Epimenides, Bill Withers, and I

For years after becoming a Christian I struggled with justifying my appreciation for art, music, literature and film that was, and still is, considered by some in the church as secular or worldly. Rarely would I ever go so far as to admit that by ‘appreciation’ I really meant, ‘spiritually stimulating’!

For some time now I have come to understand this appreciation as a correspondence to truth. This is what happens when something that a person does, without necessary intentionality, has a particular similarity to biblical truth.
Consider the lyrics to Bill Wither’s Number One Hit, Lean on Me:

Sometimes in our lives 
We all have pain 
We all have sorrow 
But if we are wise 
We know that there's always tomorrow 

Lean on me, when you're not strong 
And I'll be your friend 
I'll help you carry on 
For it won't be long 
'Til I'm gonna need 
Somebody to lean on

Please swallow your pride 
If I have things you need to borrow 
For no one can fill those of your needs 
That you won't let show

You just call on me brother, when you need a hand (Chorus)
We all need somebody to lean on 
I just might have a problem that you'd understand 
We all need somebody to lean on

Now I already have a category for friendship from the Bible which tells me to love my neighbor as myself and that we all are to be our brother’s keeper. That is the sacred, gospel truth. So when I have occasion to hear ‘secular’ music that corresponds with this truth—like Lean On Me—my heart and mind are not pulled into the profane but toward my calling.

Now certainly there are some (perhaps many) disciples who are too immature to appreciate the harmonics between the sacred and secular, and we have to be careful here, but there are also disciples who sincerely believe that certain foods are forbidden—and the Bible says that they are wrong, not right, about that. Some go so far as to say that most anything secular is forbidden to the Christian and yet the apostle Paul outed himself as being conversant with the secular when, speaking to the Greeks at Athens, he quoted two pagan philosophers to make a biblical point. That point, driven home by quoting the pagan philosopher Epimenides to witness of God’s nature and attributes, was far more substantial than Withers singing about human camaraderie. 

Of course the intention of the unbeliever in painting, writing or composing is never to bolster the faith of Christians by corresponding to sacred subjects. But being made in the image of God they sometimes cannot help themselves. And here is where being the spiritual comes into play. We as new creations in Christ should naturally go beyond critique of the secular to harmonic appreciation and application. This is another way in which the Egyptians are plundered…and their gold does have value.

Shouldn’t I convey to my Christian brother that he can ‘lean on me’ and that ‘I’ll help you carry on’? Doesn’t that type of language really only belong to us?
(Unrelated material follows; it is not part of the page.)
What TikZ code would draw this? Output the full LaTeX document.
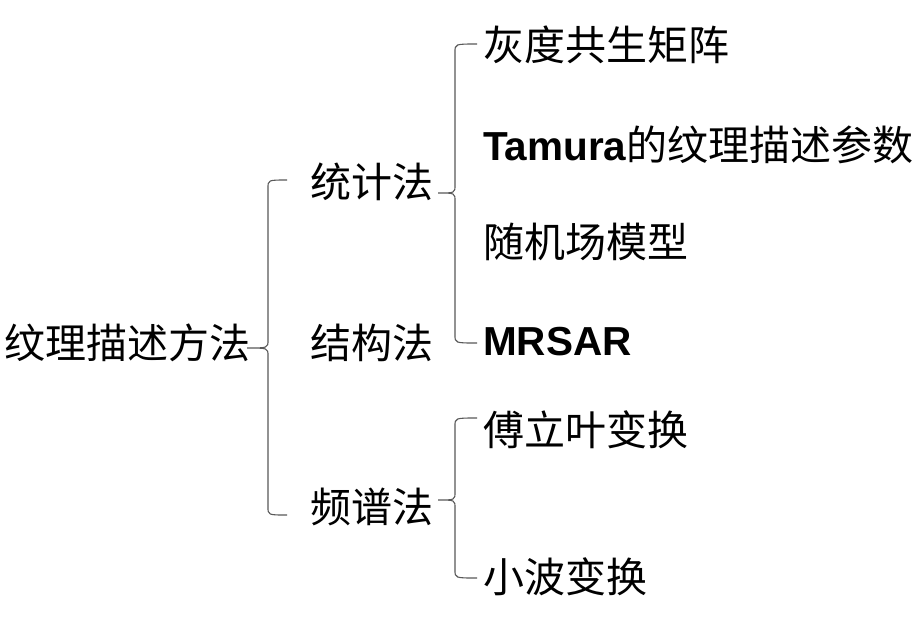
\documentclass[tikz,border=0pt]{standalone}
\usepackage{fontspec}
\setmainfont{Liberation Sans}
\newfontfamily\cjk{Noto Sans CJK SC}
\newfontfamily\latb[BoldFont={Liberation Sans Bold}]{Liberation Sans}
\newcommand\latbig{\fontsize{40.5}{40}\selectfont\latb\bfseries}
\begin{document}
\begin{tikzpicture}[x=1pt,y=-1pt,
  lbl/.style={anchor=base west,inner sep=0pt,font=\fontsize{41}{41}\selectfont\cjk},
  brace/.style={draw=black!65,line width=1.1pt}]
\useasboundingbox[fill=white] (0,0) rectangle (923,619);
\node[lbl] (root) at (4,358) {纹理描述方法};
\node[lbl] (stat) at (310,197) {统计法};
\node[lbl] (struct) at (310,358) {结构法};
\node[lbl] (spec) at (310,522) {频谱法};
\node[lbl] (glcm) at (483,60) {灰度共生矩阵};
\node[lbl] (tam) at (483,160) {{\latbig Tamura}的纹理描述参数};
\node[lbl] (rand) at (483,257) {随机场模型};
\node[lbl] (mrsar) at (483,355) {\latbig MRSAR};
\node[lbl] (four) at (483,445) {傅立叶变换};
\node[lbl] (wave) at (483,592) {小波变换};
% brace 1
\coordinate (t1) at (247,348);
\draw[brace] (287,180) .. controls (268,180) .. (268,188) -- (268,340)
  .. controls (268,348) .. (t1) .. controls (268,348) .. (268,356)
  -- (268,507) .. controls (268,515) .. (287,515);
% brace 2
\coordinate (t2) at (438,193);
\draw[brace] (477,44) .. controls (455,44) .. (455,52) -- (455,185)
  .. controls (455,193) .. (t2) .. controls (455,193) .. (455,201)
  -- (455,335) .. controls (455,343) .. (477,343);
% brace 3
\coordinate (t3) at (438,500);
\draw[brace] (477,418) .. controls (455,418) .. (455,426) -- (455,492)
  .. controls (455,500) .. (t3) .. controls (455,500) .. (455,508)
  -- (455,570) .. controls (455,578) .. (477,578);
\end{tikzpicture}
\end{document}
Just like the truth that, “in Him we live and move and have our being” was an idea stolen from our treasury and then reclaimed for all time by Paul?

And yes, there is a danger here. We do not want to become worldly.
On the other hand, how worldly was Paul the apostle? His sermons and lectures included quotes and references from secular cultural and yet he was in the world but not of the world.
He wasn’t being careful; he was being spiritual. He was bringing every musical, artistic, philosophic, and literary thought captive so that he could revel and rejoice in it


And that is the difference between spirituality and just wanting to keep your old vinyl.